Recorded data ▸

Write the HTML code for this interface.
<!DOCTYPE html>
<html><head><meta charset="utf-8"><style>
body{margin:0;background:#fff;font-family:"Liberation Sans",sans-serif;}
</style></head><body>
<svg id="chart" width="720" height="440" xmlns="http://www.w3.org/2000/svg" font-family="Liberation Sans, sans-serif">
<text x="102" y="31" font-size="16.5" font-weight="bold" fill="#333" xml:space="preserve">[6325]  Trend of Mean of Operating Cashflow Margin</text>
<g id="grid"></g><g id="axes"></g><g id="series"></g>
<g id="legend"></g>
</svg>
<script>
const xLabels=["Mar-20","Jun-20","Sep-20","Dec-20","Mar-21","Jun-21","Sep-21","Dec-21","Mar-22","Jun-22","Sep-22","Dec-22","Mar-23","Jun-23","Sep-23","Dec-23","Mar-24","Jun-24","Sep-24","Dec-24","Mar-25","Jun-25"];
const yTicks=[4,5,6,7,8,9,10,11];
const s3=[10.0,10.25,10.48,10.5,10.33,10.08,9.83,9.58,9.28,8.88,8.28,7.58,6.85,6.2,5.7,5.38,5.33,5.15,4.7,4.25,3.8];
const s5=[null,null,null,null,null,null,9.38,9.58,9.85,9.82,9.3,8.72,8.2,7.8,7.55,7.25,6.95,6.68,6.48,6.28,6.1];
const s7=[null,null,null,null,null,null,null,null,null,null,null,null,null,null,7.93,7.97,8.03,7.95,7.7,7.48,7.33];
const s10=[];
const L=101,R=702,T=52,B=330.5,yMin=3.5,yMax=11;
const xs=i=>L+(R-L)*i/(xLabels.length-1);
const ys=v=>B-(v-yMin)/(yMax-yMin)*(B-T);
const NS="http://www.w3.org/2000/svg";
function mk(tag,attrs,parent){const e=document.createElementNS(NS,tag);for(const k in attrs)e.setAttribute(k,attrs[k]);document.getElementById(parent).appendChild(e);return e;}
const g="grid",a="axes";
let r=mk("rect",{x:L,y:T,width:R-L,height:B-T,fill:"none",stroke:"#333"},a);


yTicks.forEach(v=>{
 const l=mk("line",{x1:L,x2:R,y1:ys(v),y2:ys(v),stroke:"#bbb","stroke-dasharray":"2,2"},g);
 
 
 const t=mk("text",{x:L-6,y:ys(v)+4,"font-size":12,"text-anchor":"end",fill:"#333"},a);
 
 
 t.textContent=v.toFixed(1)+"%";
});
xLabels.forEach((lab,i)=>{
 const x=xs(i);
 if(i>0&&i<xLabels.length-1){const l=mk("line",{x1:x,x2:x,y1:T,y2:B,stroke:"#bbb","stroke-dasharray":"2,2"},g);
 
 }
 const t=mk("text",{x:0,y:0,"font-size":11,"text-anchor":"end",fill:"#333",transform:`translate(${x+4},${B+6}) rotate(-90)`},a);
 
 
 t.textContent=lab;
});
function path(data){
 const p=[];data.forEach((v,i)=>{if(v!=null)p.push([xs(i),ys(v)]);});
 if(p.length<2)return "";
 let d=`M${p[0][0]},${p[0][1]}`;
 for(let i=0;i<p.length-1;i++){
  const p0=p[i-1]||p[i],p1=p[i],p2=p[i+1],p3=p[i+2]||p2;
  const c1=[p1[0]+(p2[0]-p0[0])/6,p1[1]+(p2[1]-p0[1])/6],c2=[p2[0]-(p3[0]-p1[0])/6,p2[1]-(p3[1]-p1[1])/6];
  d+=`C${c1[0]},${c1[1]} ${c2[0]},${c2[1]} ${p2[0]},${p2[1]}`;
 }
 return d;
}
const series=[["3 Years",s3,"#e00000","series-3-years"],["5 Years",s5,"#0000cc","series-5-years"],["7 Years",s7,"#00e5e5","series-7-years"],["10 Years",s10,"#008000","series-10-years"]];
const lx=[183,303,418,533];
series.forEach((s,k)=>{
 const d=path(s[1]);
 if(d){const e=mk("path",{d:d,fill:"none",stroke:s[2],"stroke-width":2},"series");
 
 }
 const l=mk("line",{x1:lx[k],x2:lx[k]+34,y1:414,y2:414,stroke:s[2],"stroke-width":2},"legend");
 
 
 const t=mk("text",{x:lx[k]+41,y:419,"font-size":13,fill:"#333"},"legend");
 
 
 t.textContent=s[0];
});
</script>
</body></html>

Written instruction ▸
Repeat the data above, word for word.

In response ▸
Write the HTML code for this interface.
<!DOCTYPE html>
<html><head><meta charset="utf-8"><style>
body{margin:0;background:#fff;font-family:"Liberation Sans",sans-serif;}
</style></head><body>
<svg id="chart" width="720" height="440" xmlns="http://www.w3.org/2000/svg" font-family="Liberation Sans, sans-serif">
<text x="102" y="31" font-size="16.5" font-weight="bold" fill="#333" xml:space="preserve">[6325]  Trend of Mean of Operating Cashflow Margin</text>
<g id="grid"></g><g id="axes"></g><g id="series"></g>
<g id="legend"></g>
</svg>
<script>
const xLabels=["Mar-20","Jun-20","Sep-20","Dec-20","Mar-21","Jun-21","Sep-21","Dec-21","Mar-22","Jun-22","Sep-22","Dec-22","Mar-23","Jun-23","Sep-23","Dec-23","Mar-24","Jun-24","Sep-24","Dec-24","Mar-25","Jun-25"];
const yTicks=[4,5,6,7,8,9,10,11];
const s3=[10.0,10.25,10.48,10.5,10.33,10.08,9.83,9.58,9.28,8.88,8.28,7.58,6.85,6.2,5.7,5.38,5.33,5.15,4.7,4.25,3.8];
const s5=[null,null,null,null,null,null,9.38,9.58,9.85,9.82,9.3,8.72,8.2,7.8,7.55,7.25,6.95,6.68,6.48,6.28,6.1];
const s7=[null,null,null,null,null,null,null,null,null,null,null,null,null,null,7.93,7.97,8.03,7.95,7.7,7.48,7.33];
const s10=[];
const L=101,R=702,T=52,B=330.5,yMin=3.5,yMax=11;
const xs=i=>L+(R-L)*i/(xLabels.length-1);
const ys=v=>B-(v-yMin)/(yMax-yMin)*(B-T);
const NS="http://www.w3.org/2000/svg";
function mk(tag,attrs,parent){const e=document.createElementNS(NS,tag);for(const k in attrs)e.setAttribute(k,attrs[k]);document.getElementById(parent).appendChild(e);return e;}
const g="grid",a="axes";
let r=mk("rect",{x:L,y:T,width:R-L,height:B-T,fill:"none",stroke:"#333"},a);


yTicks.forEach(v=>{
 const l=mk("line",{x1:L,x2:R,y1:ys(v),y2:ys(v),stroke:"#bbb","stroke-dasharray":"2,2"},g);
 
 
 const t=mk("text",{x:L-6,y:ys(v)+4,"font-size":12,"text-anchor":"end",fill:"#333"},a);
 
 
 t.textContent=v.toFixed(1)+"%";
});
xLabels.forEach((lab,i)=>{
 const x=xs(i);
 if(i>0&&i<xLabels.length-1){const l=mk("line",{x1:x,x2:x,y1:T,y2:B,stroke:"#bbb","stroke-dasharray":"2,2"},g);
 
 }
 const t=mk("text",{x:0,y:0,"font-size":11,"text-anchor":"end",fill:"#333",transform:`translate(${x+4},${B+6}) rotate(-90)`},a);
 
 
 t.textContent=lab;
});
function path(data){
 const p=[];data.forEach((v,i)=>{if(v!=null)p.push([xs(i),ys(v)]);});
 if(p.length<2)return "";
 let d=`M${p[0][0]},${p[0][1]}`;
 for(let i=0;i<p.length-1;i++){
  const p0=p[i-1]||p[i],p1=p[i],p2=p[i+1],p3=p[i+2]||p2;
  const c1=[p1[0]+(p2[0]-p0[0])/6,p1[1]+(p2[1]-p0[1])/6],c2=[p2[0]-(p3[0]-p1[0])/6,p2[1]-(p3[1]-p1[1])/6];
  d+=`C${c1[0]},${c1[1]} ${c2[0]},${c2[1]} ${p2[0]},${p2[1]}`;
 }
 return d;
}
const series=[["3 Years",s3,"#e00000","series-3-years"],["5 Years",s5,"#0000cc","series-5-years"],["7 Years",s7,"#00e5e5","series-7-years"],["10 Years",s10,"#008000","series-10-years"]];
const lx=[183,303,418,533];
series.forEach((s,k)=>{
 const d=path(s[1]);
 if(d){const e=mk("path",{d:d,fill:"none",stroke:s[2],"stroke-width":2},"series");
 
 }
 const l=mk("line",{x1:lx[k],x2:lx[k]+34,y1:414,y2:414,stroke:s[2],"stroke-width":2},"legend");
 
 
 const t=mk("text",{x:lx[k]+41,y:419,"font-size":13,fill:"#333"},"legend");
 
 
 t.textContent=s[0];
});
</script>
</body></html>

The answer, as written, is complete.